General description A Distributed Hash Table (DHT) is a distributed storage in a distributed peer-to-peer (P2P) application implemented on top of a structured overlay network. A DHT allows a group of distributed peers to collectively maintain a hash table that can be used to store data objects (or links to the objects) distinguished by some key. Each data object to be stored/fetched/removed is associated with a key, e.g. the name of a person or an integer number. A hash function is applied to the object's key and the resulting hash value is used as an identifier (an index) to select one of hash buckets in the table where the object (or a link to the object) is placed. "Hash buckets" (and so objects stored in them) in a DHT are distributed among peers.

A DHT is implemented on top of a structured overlay network where each node is assigned a unique node identifier. An overlay network is a “virtual” network of nodes (peers) created on top of an existing network, e.g. the Internet. Nodes of the overlay network are exchanges messages using the underlying network. The nodes do not only communicate as sources and destinations but also serve as routers to route messages directed to other nodes.

A DHT can be used as a distributed storage in P2P applications such as distributed file systems, P2P file sharing systems, web caches, etc. Since 2001, when DHTs were first introduced, many different DHT architectures have been proposed, but very few robust implementations have been released.

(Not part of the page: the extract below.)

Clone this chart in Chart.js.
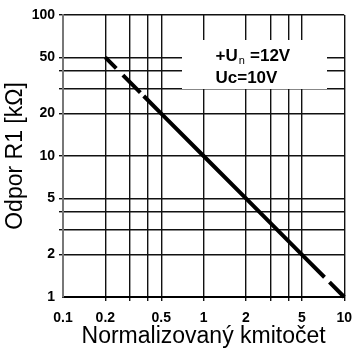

In this project you are to develop (and evaluate) a k-ary DHT (k >= 2) built on a structured overlay network where nodes should be able to join or to leave the network without losing objects stored in DHT. Sub-assignment 1: DKS: A structured overlay network This sub-assignment of the Project 5 aims at design and implementation of a join/leave distributed algorithm to be used for building a structured k-ary P2P (overlay) network [1][2]. You are to implement join/leave operations that allow a node (a peer) to join the network: get a contact with node(s), which are already in the network, get a unique ID and build a routing table. The major parameters of the network: N -- the size of the node identifier space (the size of the overlay network). N should be a power of 2. k -- arity in routing tables [2] If you choose to implement a network similar to Chord, your implementation must support k >= 2. Sub-assignment 2: Routing in DKS: implementing the lookup operation Design and implement a lookup operation in the k-ary overlay network nodeID = lookup (key) as described in the DKS paper [2] or in the Chord paper [1]. Sub-assignment 3: DHT functionality in DKS: implementing get, put and remove operations Design and implement a (distributed) hash table functionality in the network, i.e. (at least) get/put/remove operations (based on lookup): object = get(key) put(key, object) remove(key) Design and implementation options Either DKS or Chord lookup (routing) algorithm Correction-on-use or periodic correction or combination. Communication mechanism: either message passing using Java socket API (TCP or/and UDP sockets) or Java RMI.